_REQUIREMENT:_ Omitting the pictures, copy exactly each line from the one containing "Write a component" up to and including the one containing "const FS = 15;".

_DATA FOR THIS EXERCISE:_
-------

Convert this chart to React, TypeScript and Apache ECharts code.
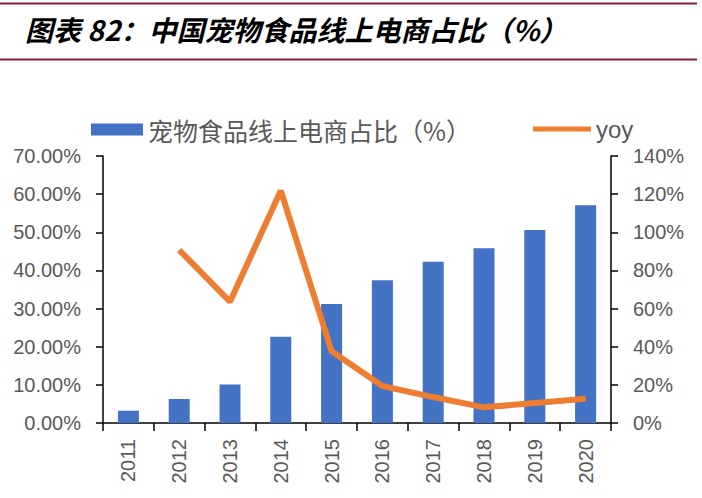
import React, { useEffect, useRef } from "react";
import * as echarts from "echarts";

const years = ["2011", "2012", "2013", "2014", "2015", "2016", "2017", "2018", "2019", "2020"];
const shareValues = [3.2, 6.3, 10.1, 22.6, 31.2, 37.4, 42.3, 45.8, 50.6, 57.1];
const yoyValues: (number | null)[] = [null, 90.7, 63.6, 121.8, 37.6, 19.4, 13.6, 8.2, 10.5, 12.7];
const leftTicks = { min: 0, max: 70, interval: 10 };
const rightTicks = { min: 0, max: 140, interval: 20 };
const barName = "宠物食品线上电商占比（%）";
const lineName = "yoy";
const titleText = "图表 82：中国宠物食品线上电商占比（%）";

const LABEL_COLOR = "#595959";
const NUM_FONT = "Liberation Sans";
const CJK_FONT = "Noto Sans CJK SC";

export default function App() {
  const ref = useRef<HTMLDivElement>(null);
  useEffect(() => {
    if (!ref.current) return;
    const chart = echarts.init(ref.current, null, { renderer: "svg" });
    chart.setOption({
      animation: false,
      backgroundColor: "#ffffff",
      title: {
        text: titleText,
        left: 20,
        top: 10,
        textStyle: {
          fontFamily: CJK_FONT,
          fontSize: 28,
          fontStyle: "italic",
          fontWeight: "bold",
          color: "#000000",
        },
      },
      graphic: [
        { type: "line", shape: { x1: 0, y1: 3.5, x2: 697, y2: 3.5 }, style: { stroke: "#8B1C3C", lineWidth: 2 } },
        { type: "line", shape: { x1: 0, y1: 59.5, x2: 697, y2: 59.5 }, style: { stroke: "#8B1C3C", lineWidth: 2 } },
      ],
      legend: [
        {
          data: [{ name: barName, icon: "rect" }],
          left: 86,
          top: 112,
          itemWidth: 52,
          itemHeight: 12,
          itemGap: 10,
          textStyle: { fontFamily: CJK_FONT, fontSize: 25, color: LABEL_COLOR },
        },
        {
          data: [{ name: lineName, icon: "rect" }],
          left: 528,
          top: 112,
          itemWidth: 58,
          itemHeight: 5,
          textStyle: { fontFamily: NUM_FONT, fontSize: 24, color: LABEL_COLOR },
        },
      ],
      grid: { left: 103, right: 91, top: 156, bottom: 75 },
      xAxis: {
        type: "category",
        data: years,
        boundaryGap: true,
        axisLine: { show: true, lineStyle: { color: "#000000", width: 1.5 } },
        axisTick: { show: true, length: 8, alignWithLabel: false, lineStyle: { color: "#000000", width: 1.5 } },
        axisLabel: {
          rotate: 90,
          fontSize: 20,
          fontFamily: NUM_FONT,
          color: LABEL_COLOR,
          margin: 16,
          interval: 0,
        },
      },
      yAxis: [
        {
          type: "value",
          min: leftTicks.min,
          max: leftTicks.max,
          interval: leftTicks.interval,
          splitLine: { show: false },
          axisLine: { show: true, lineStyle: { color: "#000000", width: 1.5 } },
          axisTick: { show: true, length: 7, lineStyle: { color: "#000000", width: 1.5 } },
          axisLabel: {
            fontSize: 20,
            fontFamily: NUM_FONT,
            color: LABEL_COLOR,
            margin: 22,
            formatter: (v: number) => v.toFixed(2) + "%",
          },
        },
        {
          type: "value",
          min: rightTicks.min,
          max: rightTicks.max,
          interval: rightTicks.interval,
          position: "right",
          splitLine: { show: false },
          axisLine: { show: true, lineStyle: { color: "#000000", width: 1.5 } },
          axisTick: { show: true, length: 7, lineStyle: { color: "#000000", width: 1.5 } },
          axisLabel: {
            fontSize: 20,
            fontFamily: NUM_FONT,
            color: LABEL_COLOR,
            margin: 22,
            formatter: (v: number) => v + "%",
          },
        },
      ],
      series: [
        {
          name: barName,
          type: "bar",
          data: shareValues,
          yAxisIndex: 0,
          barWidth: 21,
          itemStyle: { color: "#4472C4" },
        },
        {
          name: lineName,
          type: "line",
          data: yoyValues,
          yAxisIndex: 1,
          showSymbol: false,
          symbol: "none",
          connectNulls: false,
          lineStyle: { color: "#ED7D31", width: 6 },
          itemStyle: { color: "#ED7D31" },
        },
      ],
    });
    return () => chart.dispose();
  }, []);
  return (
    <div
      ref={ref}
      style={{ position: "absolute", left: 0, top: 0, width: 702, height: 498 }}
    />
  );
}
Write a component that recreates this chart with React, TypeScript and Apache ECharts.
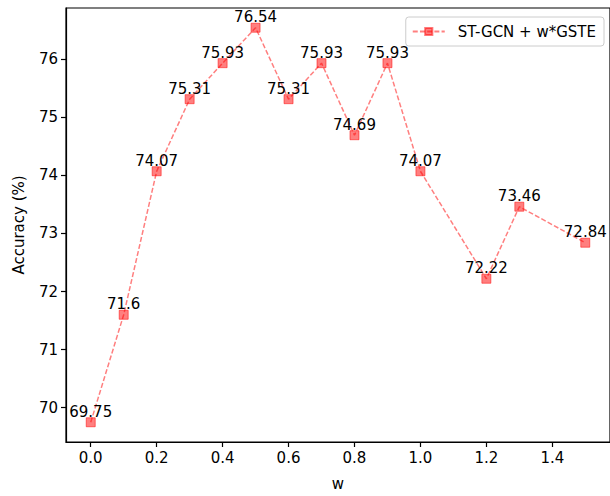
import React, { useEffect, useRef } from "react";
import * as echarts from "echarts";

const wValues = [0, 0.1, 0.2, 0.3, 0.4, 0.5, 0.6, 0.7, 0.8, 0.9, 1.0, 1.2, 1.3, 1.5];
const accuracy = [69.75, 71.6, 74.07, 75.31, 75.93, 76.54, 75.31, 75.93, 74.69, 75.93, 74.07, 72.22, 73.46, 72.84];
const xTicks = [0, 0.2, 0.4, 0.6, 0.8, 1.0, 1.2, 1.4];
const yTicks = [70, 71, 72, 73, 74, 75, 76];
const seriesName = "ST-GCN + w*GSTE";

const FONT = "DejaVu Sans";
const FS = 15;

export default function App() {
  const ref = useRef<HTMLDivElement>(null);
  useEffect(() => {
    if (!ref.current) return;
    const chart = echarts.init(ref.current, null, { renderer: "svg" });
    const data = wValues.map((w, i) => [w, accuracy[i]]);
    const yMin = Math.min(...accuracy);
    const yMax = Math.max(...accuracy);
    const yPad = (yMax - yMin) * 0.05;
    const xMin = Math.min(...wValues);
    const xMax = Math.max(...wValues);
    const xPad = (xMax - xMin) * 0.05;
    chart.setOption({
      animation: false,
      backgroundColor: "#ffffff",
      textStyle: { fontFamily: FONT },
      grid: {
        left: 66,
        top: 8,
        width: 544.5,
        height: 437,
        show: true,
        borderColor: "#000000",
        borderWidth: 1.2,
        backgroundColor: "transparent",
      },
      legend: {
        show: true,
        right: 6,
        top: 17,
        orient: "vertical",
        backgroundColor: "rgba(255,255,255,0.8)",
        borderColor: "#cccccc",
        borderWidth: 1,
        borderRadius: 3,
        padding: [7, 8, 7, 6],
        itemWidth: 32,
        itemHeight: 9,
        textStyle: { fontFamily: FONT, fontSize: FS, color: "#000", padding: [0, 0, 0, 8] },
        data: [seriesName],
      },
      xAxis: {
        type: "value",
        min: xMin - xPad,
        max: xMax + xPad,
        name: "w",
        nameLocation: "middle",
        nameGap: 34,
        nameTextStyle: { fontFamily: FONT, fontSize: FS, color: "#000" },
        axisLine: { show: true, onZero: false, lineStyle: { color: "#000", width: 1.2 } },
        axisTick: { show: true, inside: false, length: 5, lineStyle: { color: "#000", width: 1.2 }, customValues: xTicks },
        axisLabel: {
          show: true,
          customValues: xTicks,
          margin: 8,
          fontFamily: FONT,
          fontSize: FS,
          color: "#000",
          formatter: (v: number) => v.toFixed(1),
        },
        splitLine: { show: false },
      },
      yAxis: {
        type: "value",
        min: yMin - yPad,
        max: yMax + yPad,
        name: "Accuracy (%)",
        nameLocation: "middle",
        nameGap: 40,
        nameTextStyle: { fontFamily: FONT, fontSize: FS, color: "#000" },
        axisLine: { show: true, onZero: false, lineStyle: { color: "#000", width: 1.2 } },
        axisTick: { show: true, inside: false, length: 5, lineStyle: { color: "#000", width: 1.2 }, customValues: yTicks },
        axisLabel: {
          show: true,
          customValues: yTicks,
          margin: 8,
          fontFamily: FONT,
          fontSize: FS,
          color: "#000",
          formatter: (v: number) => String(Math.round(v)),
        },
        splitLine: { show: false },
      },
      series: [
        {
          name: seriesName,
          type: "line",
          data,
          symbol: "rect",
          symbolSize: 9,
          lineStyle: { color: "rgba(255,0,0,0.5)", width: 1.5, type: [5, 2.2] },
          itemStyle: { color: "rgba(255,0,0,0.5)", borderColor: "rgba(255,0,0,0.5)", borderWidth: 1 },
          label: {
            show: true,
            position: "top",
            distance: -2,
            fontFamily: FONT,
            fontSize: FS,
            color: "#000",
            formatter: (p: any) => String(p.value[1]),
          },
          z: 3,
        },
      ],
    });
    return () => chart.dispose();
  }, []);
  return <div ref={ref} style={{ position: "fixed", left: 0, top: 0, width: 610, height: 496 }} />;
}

-------

_EXERCISE SOLUTION:_
Write a component that recreates this chart with React, TypeScript and Apache ECharts.
import React, { useEffect, useRef } from "react";
import * as echarts from "echarts";

const wValues = [0, 0.1, 0.2, 0.3, 0.4, 0.5, 0.6, 0.7, 0.8, 0.9, 1.0, 1.2, 1.3, 1.5];
const accuracy = [69.75, 71.6, 74.07, 75.31, 75.93, 76.54, 75.31, 75.93, 74.69, 75.93, 74.07, 72.22, 73.46, 72.84];
const xTicks = [0, 0.2, 0.4, 0.6, 0.8, 1.0, 1.2, 1.4];
const yTicks = [70, 71, 72, 73, 74, 75, 76];
const seriesName = "ST-GCN + w*GSTE";

const FONT = "DejaVu Sans";
const FS = 15;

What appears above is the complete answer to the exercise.